O protesto também reuniu pessoas de outras profissões não relacionadas diretamente à área da educação. Uma delas foi o advogado aposentado André Acher, que afirmou não ver saída para a crise que não envolva o investimento na cultura. Na opinião dele, o currículo escolar abrange uma variedade muito extensa de conteúdos, que não são explicados de forma aprofundada. A consequência disso, explicou, é que muitos alunos se formam sem terem realmente fixado o conteúdo. Ele comparou os cortes determinados pelo governo a um assassinato e criticou a meritocracia.
- Eu sempre estudei em escolas públicas, e acho um absurdo que as pessoas não têm acesso garantido à educação. E depois se fala em meritocracia, quando, na verdade, meia dúzia tem dinheiro para frequentar a escola. Por isso, é necessário que se discuta o tipo de educação que queremos oferecer no Brasil, um país onde o nível de cultura ainda é, infelizmente, muito baixo.
A criminalização do professor foi o que motivou Janaína Neri Viana, professora de português e literatura da rede pública, a comparecer ao protesto. Para ela, governo e população ainda não reconhecem a importância da profissão. Janaína acredita que os baixos salários são um reflexo desta realidade, e ressaltou que é preciso muito esforço para ocupar a posição de educador.
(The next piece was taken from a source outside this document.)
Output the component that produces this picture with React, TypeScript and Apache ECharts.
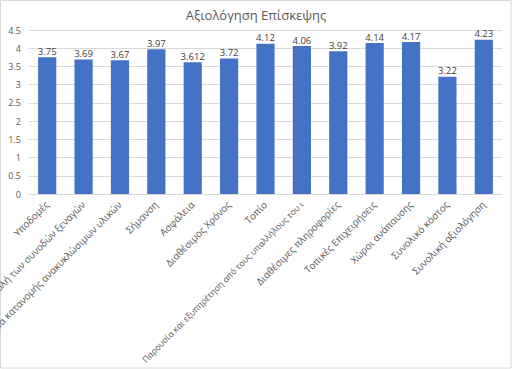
import React, { useEffect, useRef } from "react";
import * as echarts from "echarts";

const categories = [
  "Υποδομές",
  "Συμβολή των συνοδών ξεναγών",
  "Σύστημα κατανομής ανακυκλώσιμων υλικών",
  "Σήμανση",
  "Ασφάλεια",
  "Διαθέσιμος Χρόνος",
  "Τοπίο",
  "Παρουσία και εξυπηρέτηση από τους υπαλλήλους του ι",
  "Διαθέσιμες πληροφορίες",
  "Τοπικές Επιχειρήσεις",
  "Χώροι ανάπαυσης",
  "Συνολικό κόστος",
  "Συνολική αξιολόγηση",
];
const values = [3.75, 3.69, 3.67, 3.97, 3.612, 3.72, 4.12, 4.06, 3.92, 4.14, 4.17, 3.22, 4.23];
const title = "Αξιολόγηση Επίσκεψης";

export default function App() {
  const ref = useRef<HTMLDivElement>(null);
  useEffect(() => {
    const chart = echarts.init(ref.current!, null, { renderer: "svg" });
    const font = "'Open Sans', 'Noto Sans', sans-serif";
    const catData = categories.map((c) =>
      c.length > 45 ? { value: c, textStyle: { fontSize: 8.6 } } : c
    );
    chart.setOption({
      animation: false,
      textStyle: { fontFamily: font },
      title: {
        text: title,
        left: "center",
        top: 3,
        textStyle: { fontSize: 13, fontWeight: "normal", color: "#595959", fontFamily: font },
      },
      grid: {
        left: 29,
        right: 10,
        top: 30,
        bottom: 175,
        containLabel: false,
        outerBoundsMode: "none",
      },
      xAxis: {
        type: "category",
        data: catData,
        axisLine: { lineStyle: { color: "#d9d9d9" } },
        axisTick: { show: false },
        axisLabel: {
          rotate: 45,
          interval: 0,
          fontSize: 9.8,
          color: "#595959",
          margin: 9,
          fontFamily: font,
          hideOverlap: false,
        },
      },
      yAxis: {
        type: "value",
        min: 0,
        max: 4.5,
        interval: 0.5,
        axisLine: { show: false },
        axisTick: { show: false },
        splitLine: { lineStyle: { color: "#d9d9d9" } },
        axisLabel: { fontSize: 9, color: "#595959", margin: 8, fontFamily: font },
      },
      series: [
        {
          type: "bar",
          data: values,
          barWidth: "50%",
          itemStyle: { color: "#4472C4" },
          label: {
            show: true,
            position: "top",
            fontSize: 9.5,
            color: "#404040",
            distance: 1,
            fontFamily: font,
          },
        },
      ],
      graphic: [
        {
          type: "rect",
          shape: { x: 0.5, y: 0.5, width: 510.5, height: 367.5 },
          style: { fill: "none", stroke: "#d9d9d9", lineWidth: 1 },
          silent: true,
        },
      ],
    });
    return () => chart.dispose();
  }, []);
  return (
    <div
      ref={ref}
      style={{ position: "absolute", left: 0, top: 0, width: 512, height: 369, background: "#fff" }}
    />
  );
}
- No nosso exercício de aprimorar o senso crítico e estimular o pensamento, que é o nosso trabalho, estamos sendo chamados de doutrinadores. É um desconhecimento completo do que é o papel do educador. Estamos ali fazendo trabalho de formiguinha, transformando vidas, e é nisso que tem que se pensar.
Servidora da rede municipal de Niterói há 15 anos, Oraide Soares, de 55 anos, é merendeira e lembrou que a educação de base vem sendo sucateada há algum tempo. Ela relatou que não só a educação pública como todos serviços públicos deveriam ser referência para serviços privados. A merendeira criticou o fato de a sociedade brasileira não reivindicar os seus direitos.
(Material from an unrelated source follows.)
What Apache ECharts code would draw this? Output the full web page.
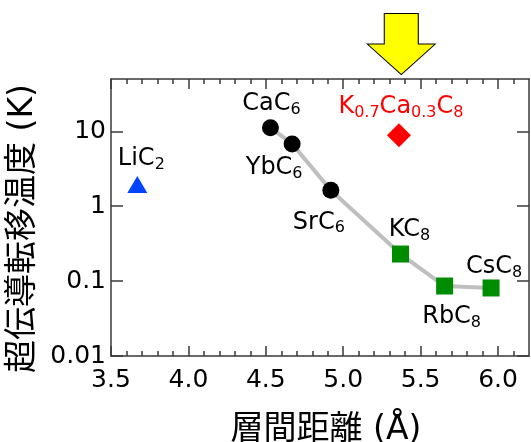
<!DOCTYPE html>
<html><head><meta charset="utf-8">
<script src="https://cdn.jsdelivr.net/npm/echarts@6/dist/echarts.min.js"></script>
<style>html,body{margin:0;padding:0;background:#fff}#c{width:531px;height:442px}</style>
</head><body><div id="c"></div>
<script>
// ---- data ----
const xMajorTicks = [3.5, 4.0, 4.5, 5.0, 5.5, 6.0];
const xMinorTicks = [3.6, 3.7, 3.8, 3.9, 4.1, 4.2, 4.3, 4.4, 4.6, 4.7, 4.8, 4.9,
                     5.1, 5.2, 5.3, 5.4, 5.6, 5.7, 5.8, 5.9, 6.1];
const yTicks = [0.01, 0.1, 1, 10];

const circleNames = ['CaC_6', 'YbC_6', 'SrC_6'];
const circleX = [4.53, 4.67, 4.92];
const circleY = [11.2, 6.8, 1.63];

const squareNames = ['KC_8', 'RbC_8', 'CsC_8'];
const squareX = [5.37, 5.655, 5.955];
const squareY = [0.23, 0.086, 0.081];

const triangleNames = ['LiC_2'];
const triangleX = [3.67];
const triangleY = [1.95];

const diamondNames = ['K_{0.7}Ca_{0.3}C_8'];
const diamondX = [5.36];
const diamondY = [8.9];

const trendX = circleX.concat(squareX);
const trendY = circleY.concat(squareY);

const arrowX = 5.375;   // highlighted compound marker (yellow arrow)

// ---- styling ----
const labelOffsets = {
  'CaC_6': [1, -24], 'YbC_6': [-18, 24], 'SrC_6': [-12, 32],
  'KC_8': [9, -24], 'RbC_8': [7, 31], 'CsC_8': [3, -21],
  'LiC_2': [4, -26], 'K_{0.7}Ca_{0.3}C_8': [2, -28.5]
};
const FONT = 'DejaVu Sans, Noto Sans CJK JP';

function richText(s) {
  let out = '{m|' + s.replace(/_\{([^}]*)\}|_(.)/g, (m, a, b) => '}{s|' + (a || b) + '}{m|') + '}';
  return out.replace(/\{m\|\}/g, '');
}
function rich(color) {
  return {
    m: { fontFamily: FONT, fontSize: 24, lineHeight: 28, color: color },
    s: { fontFamily: FONT, fontSize: 16, lineHeight: 16, verticalAlign: 'bottom', color: color }
  };
}
function points(names, xs, ys) {
  return names.map((n, i) => ({
    name: n, value: [xs[i], ys[i]],
    label: { offset: labelOffsets[n] }
  }));
}
function scatter(names, xs, ys, symbol, size, color) {
  return {
    type: 'scatter', xAxisIndex: 0, yAxisIndex: 0,
    symbol: symbol, symbolSize: size, z: 3,
    itemStyle: { color: color, opacity: 1 },
    label: {
      show: true, position: 'inside',
      formatter: p => richText(p.name),
      rich: rich(color === '#ff0000' ? '#ff0000' : '#000')
    },
    data: points(names, xs, ys)
  };
}

const axisColor = '#3a3a3a';
const xBase = { type: 'value', min: 3.5, max: 6.2, splitLine: { show: false } };
const yBase = { type: 'log', logBase: 10, min: 0.01, max: 50, splitLine: { show: false } };

const chart = echarts.init(document.getElementById('c'), null, { renderer: 'canvas' });
chart.setOption({
  animation: false,
  backgroundColor: '#fff',
  grid: { left: 111, right: 2, top: 79, bottom: 86, containLabel: false, outerBoundsMode: 'none' },
  xAxis: [
    Object.assign({}, xBase, {
      position: 'bottom',
      name: '層間距離 (Å)', nameLocation: 'middle', nameGap: 58,
      nameTextStyle: { fontFamily: FONT, fontSize: 33, color: '#000', padding: [0, 0, 0, 12] },
      axisLine: { show: true, lineStyle: { color: axisColor, width: 1.5 } },
      axisTick: { show: true, inside: true, length: 10, customValues: xMajorTicks, lineStyle: { color: axisColor, width: 1.5 } },
      axisLabel: { show: true, customValues: xMajorTicks, margin: 12, fontFamily: FONT, fontSize: 25, color: '#000',
                   formatter: v => v.toFixed(1) }
    }),
    Object.assign({}, xBase, {
      position: 'bottom',
      axisLine: { show: false },
      axisTick: { show: true, inside: true, length: 5, customValues: xMinorTicks, lineStyle: { color: axisColor, width: 1.5 } },
      axisLabel: { show: false }
    }),
    Object.assign({}, xBase, {
      position: 'top',
      axisLine: { show: true, lineStyle: { color: axisColor, width: 1.5 } },
      axisTick: { show: true, inside: true, length: 10, customValues: xMajorTicks, lineStyle: { color: axisColor, width: 1.5 } },
      axisLabel: { show: false }
    }),
    Object.assign({}, xBase, {
      position: 'top',
      axisLine: { show: false },
      axisTick: { show: true, inside: true, length: 5, customValues: xMinorTicks, lineStyle: { color: axisColor, width: 1.5 } },
      axisLabel: { show: false }
    })
  ],
  yAxis: [
    Object.assign({}, yBase, {
      position: 'left',
      name: '超伝導転移温度 (K)', nameLocation: 'middle', nameGap: 68,
      nameTextStyle: { fontFamily: FONT, fontSize: 33, color: '#000', padding: [0, 22, 0, 0] },
      axisLine: { show: true, lineStyle: { color: axisColor, width: 1.5 } },
      axisTick: { show: true, inside: true, length: 12, customValues: yTicks, lineStyle: { color: axisColor, width: 1.5 } },
      axisLabel: { show: true, customValues: yTicks, margin: 5, fontFamily: FONT, fontSize: 25, color: '#000',
                   formatter: v => String(+v.toPrecision(3)) }
    }),
    Object.assign({}, yBase, {
      position: 'right',
      axisLine: { show: true, lineStyle: { color: axisColor, width: 1.5 } },
      axisTick: { show: true, inside: true, length: 12, customValues: yTicks, lineStyle: { color: axisColor, width: 1.5 } },
      axisLabel: { show: false }
    })
  ],
  series: [
    {
      type: 'line', xAxisIndex: 0, yAxisIndex: 0, symbol: 'none', z: 1, silent: true,
      lineStyle: { color: '#bfbfbf', width: 4 },
      data: trendX.map((x, i) => [x, trendY[i]])
    },
    scatter(circleNames, circleX, circleY, 'circle', 17, '#000000'),
    scatter(squareNames, squareX, squareY, 'rect', 17, '#008c00'),
    scatter(triangleNames, triangleX, triangleY, 'triangle', [20, 17], '#0044ff'),
    Object.assign(scatter(diamondNames, diamondX, diamondY, 'diamond', 24, '#ff0000'), {
      markPoint: {
        silent: true,
        symbol: 'path://M17,0 L51,0 L51,30 L68,30 L34,60 L0,30 L17,30 Z',
        symbolSize: [68, 61],
        symbolOffset: [0, -35],
        itemStyle: { color: '#ffff00', borderColor: '#000', borderWidth: 1 },
        label: { show: false },
        data: [{ coord: [arrowX, 50] }]
      }
    })
  ]
});
</script></body></html>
- Nós, cidadãos, queremos que nossos recursos sejam bem administrados, mas precisamos participar e cobrar dos políticos, se não participamos de uma manifestação dessas, permitimos que eles continuem destruindo a educação pública.
Ex-deputado federal pelo Rio de Janeiro, Chico Alencar discutiu e votou o orçamento para o ano de 2019. Ele afirmou que já era um número limitado para pagar juros e serviços da dívida e considera que este contingenciamento é uma “involução” do governo. Alencar lembrou que não foi dada uma razão técnica para os cortes e que estes prejudicarão não só o funcionamento das universidades e institutos federais, como a imagem do país no exterior.
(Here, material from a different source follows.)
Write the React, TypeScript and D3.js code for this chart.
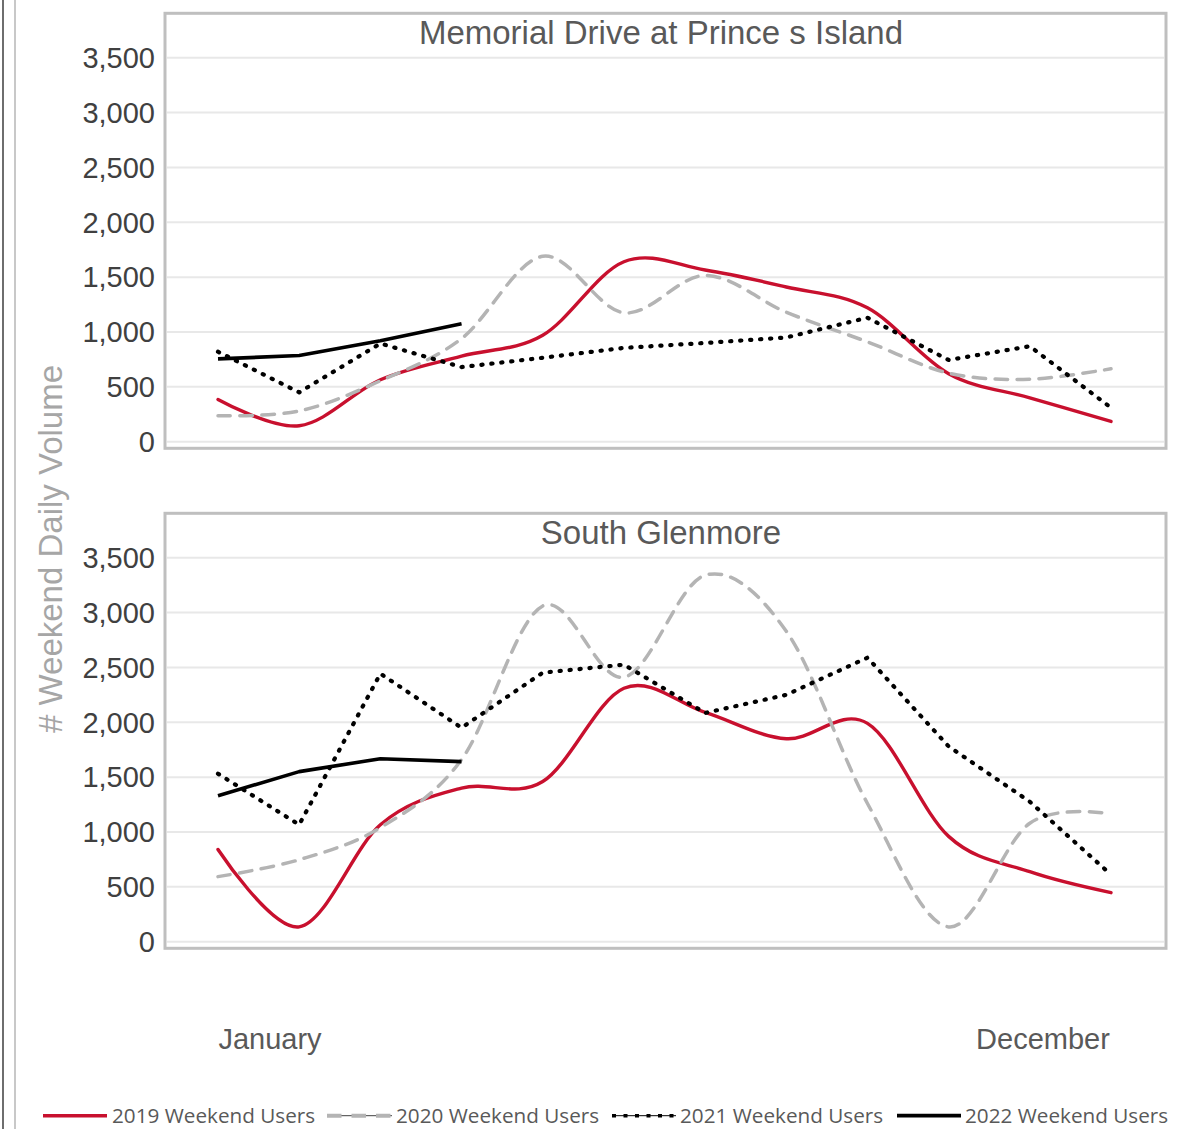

- É uma política indiscriminada que cortou 30% do setor da educação e 95% do orçamento do meio ambiente. A educação é central, sem ela, nenhum país se desenvolve. Com certeza, vai acabar prejudicando mais ainda a imagem do país no exterior. Mas o Brasil é maior que isso tudo, os idiotas estão no poder, os que são úteis para o país estão nas ruas.
A Pró-reitora de Extensão da UFRJ, Maria Mello, comentou sobre a importância das universidades públicas para realizar ensino, pesquisa e extensão que emancipem e desenvolvam a sociedade brasileira. Segundo ela, os cortes vão comprometer a autonomia de pensamento, produção científica, artística e social para a construção de um país cada vez mais desenvolvido e voltado para os interesses do povo. Maria também enfatizou que as melhorias na educação vão além de investimentos financeiros e que a ampla participação popular é importante.
- Nossa experiência de construção democrática dos planos nacionais de educação é muito recente e muitíssimo importante de ser preservada. A participação da sociedade civil organizada, com os conselhos municipais, estaduais e nacional de educação, é um instrumento fundamental neste processo. Os docentes, estudantes e técnicos envolvidos na complexa atividade de educar têm que ser mais ouvidos no âmbito das formulações dos planos e das ações de educação, especialmente no cotidiano dos locais de trabalho. Os governos têm que ouvir mais os trabalhadores para avançar.